*Problem*:
Copy each line of the entries that contains the word "this".
Begin Material
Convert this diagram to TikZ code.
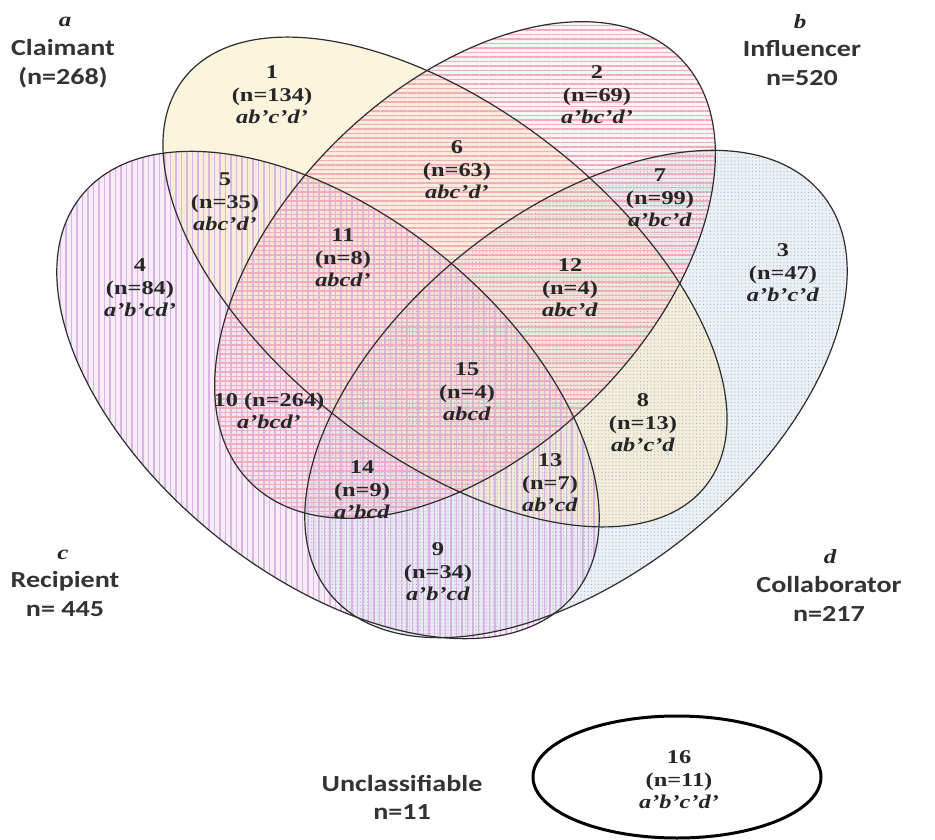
End Material
Begin Material
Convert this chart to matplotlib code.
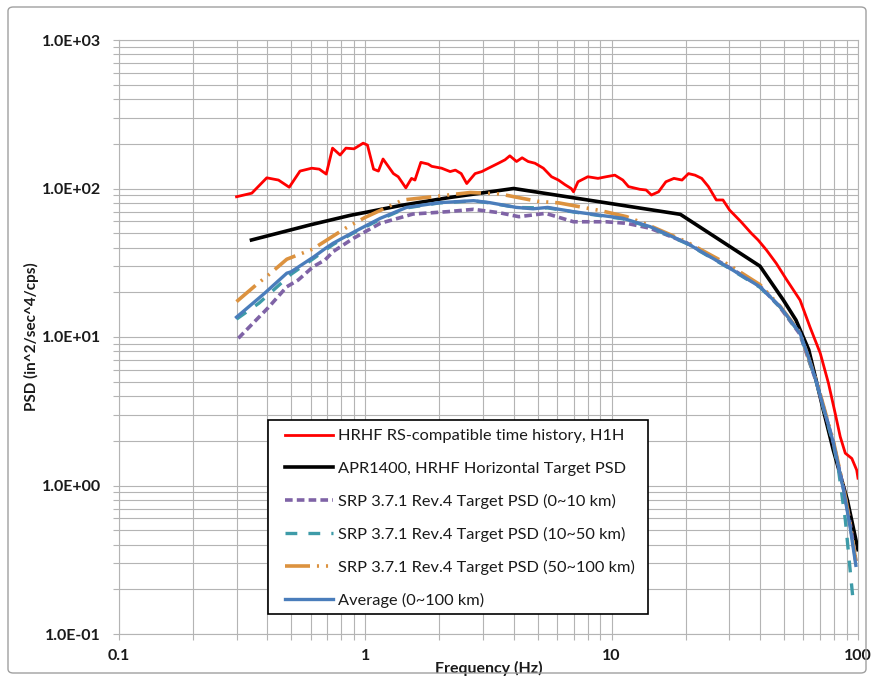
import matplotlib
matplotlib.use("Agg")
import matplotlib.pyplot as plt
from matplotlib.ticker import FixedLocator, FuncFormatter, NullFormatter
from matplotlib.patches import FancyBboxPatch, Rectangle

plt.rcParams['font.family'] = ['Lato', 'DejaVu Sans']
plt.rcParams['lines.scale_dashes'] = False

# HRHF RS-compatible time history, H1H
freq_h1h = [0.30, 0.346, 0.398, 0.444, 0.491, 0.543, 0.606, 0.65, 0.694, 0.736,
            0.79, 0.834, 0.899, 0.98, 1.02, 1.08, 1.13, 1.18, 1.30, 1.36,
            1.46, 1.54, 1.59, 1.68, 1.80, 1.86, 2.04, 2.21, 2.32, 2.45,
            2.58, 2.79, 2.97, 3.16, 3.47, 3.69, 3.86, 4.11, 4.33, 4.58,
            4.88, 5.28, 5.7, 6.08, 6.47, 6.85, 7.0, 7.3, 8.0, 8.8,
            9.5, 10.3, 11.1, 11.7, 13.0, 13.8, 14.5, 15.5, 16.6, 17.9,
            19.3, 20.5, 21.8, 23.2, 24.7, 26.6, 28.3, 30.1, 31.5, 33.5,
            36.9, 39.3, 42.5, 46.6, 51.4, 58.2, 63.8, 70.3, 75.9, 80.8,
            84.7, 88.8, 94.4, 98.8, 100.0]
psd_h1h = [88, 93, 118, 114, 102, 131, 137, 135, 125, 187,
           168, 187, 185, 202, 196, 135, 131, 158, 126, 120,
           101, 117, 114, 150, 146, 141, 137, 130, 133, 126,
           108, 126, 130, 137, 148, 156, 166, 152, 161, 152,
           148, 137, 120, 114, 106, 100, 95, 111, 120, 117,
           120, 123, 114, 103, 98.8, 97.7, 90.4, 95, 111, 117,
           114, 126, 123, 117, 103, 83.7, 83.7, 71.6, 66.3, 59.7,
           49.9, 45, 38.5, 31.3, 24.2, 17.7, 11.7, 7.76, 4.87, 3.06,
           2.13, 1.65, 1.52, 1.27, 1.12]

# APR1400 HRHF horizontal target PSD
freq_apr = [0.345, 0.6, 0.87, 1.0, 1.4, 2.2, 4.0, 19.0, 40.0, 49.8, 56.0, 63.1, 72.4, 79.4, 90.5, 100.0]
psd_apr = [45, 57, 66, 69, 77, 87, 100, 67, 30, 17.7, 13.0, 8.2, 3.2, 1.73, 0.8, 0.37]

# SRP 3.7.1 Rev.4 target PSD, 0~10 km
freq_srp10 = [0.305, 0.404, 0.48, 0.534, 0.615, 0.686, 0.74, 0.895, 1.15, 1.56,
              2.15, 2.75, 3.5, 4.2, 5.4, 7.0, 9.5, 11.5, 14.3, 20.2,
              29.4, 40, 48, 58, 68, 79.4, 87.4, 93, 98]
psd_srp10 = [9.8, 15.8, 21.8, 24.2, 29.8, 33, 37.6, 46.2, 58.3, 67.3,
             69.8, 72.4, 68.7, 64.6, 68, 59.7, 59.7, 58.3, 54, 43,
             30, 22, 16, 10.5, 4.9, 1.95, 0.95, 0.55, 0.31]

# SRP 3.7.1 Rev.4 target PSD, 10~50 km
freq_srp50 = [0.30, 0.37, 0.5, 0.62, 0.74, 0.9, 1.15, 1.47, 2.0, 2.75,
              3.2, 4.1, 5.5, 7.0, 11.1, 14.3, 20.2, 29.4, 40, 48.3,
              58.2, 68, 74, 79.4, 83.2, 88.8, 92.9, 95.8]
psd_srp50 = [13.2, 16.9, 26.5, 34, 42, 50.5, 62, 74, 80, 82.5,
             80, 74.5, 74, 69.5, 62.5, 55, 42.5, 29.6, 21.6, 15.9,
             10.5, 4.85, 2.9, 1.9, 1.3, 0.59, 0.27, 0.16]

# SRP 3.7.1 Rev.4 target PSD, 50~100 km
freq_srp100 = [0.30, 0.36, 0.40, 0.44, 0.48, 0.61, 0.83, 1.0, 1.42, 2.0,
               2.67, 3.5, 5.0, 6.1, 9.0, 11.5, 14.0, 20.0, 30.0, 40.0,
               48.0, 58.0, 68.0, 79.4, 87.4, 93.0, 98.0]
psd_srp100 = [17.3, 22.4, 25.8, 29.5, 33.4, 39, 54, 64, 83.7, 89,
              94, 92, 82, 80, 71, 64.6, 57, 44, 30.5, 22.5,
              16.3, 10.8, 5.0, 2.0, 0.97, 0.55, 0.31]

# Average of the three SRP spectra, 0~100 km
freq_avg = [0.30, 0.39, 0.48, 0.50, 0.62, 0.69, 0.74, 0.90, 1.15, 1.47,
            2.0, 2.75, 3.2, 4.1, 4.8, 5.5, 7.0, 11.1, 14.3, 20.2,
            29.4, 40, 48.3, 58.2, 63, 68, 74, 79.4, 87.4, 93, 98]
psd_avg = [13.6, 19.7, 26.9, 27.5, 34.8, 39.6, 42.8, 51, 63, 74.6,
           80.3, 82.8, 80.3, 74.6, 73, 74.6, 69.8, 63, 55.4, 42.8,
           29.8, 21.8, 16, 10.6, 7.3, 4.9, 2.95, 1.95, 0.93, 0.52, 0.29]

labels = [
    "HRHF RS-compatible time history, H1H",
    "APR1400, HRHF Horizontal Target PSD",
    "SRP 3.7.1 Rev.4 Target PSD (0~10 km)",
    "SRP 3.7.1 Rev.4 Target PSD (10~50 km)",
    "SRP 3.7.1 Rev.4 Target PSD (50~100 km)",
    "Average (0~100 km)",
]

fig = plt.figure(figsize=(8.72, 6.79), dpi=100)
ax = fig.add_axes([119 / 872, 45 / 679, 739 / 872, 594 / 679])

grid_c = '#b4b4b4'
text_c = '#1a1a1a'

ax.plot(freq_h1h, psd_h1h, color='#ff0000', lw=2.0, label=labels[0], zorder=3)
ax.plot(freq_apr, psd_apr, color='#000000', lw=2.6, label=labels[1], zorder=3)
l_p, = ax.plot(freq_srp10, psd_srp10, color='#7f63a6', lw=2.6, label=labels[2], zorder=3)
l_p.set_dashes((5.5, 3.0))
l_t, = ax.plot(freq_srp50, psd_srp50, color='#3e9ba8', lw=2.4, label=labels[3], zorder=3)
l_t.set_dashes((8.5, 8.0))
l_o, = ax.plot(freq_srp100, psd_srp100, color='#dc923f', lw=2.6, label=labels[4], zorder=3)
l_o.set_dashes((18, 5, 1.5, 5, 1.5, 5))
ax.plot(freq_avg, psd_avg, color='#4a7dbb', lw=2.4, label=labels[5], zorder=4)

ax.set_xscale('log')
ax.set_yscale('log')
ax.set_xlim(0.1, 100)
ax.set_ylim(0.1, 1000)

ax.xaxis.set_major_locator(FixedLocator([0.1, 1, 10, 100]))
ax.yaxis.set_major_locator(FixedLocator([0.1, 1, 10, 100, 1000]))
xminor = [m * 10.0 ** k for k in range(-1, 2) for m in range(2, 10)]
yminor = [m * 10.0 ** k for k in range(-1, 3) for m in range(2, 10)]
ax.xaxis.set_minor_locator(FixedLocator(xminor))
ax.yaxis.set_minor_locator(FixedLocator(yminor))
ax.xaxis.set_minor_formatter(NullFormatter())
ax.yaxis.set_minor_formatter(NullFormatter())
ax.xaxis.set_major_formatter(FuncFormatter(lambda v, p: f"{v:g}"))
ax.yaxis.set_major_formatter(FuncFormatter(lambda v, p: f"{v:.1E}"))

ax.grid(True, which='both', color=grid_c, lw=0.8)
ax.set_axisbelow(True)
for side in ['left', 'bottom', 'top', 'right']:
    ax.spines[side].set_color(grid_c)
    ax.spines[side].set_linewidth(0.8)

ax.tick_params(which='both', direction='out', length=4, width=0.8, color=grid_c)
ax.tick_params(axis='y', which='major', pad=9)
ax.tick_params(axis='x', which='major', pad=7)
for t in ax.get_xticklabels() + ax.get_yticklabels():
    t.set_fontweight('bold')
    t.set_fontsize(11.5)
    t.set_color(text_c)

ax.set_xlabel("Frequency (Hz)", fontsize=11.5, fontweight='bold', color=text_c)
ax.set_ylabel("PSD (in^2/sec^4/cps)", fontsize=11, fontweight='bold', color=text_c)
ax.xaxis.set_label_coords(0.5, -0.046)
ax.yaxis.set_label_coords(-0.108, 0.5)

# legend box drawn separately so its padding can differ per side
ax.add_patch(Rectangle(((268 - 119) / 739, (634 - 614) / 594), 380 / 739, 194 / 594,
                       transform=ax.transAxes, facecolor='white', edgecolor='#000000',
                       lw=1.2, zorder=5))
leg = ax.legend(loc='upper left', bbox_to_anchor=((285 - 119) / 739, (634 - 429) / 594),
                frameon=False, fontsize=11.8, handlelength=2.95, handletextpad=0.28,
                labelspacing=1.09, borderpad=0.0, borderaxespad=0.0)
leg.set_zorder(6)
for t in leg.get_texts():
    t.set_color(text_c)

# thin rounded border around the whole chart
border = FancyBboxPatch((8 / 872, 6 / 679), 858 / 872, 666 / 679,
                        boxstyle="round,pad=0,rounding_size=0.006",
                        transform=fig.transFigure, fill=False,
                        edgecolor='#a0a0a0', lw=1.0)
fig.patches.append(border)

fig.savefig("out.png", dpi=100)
End Material
Begin Material
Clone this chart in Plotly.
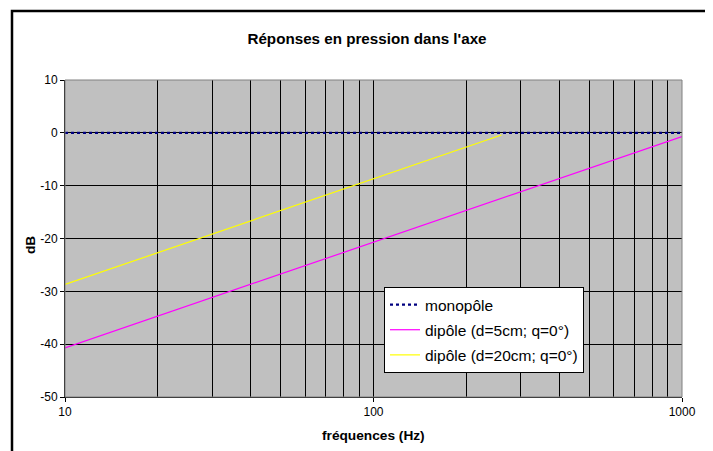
End Material
*The completed task*:
Convert this diagram to TikZ code.
Convert this chart to matplotlib code.
Clone this chart in Plotly.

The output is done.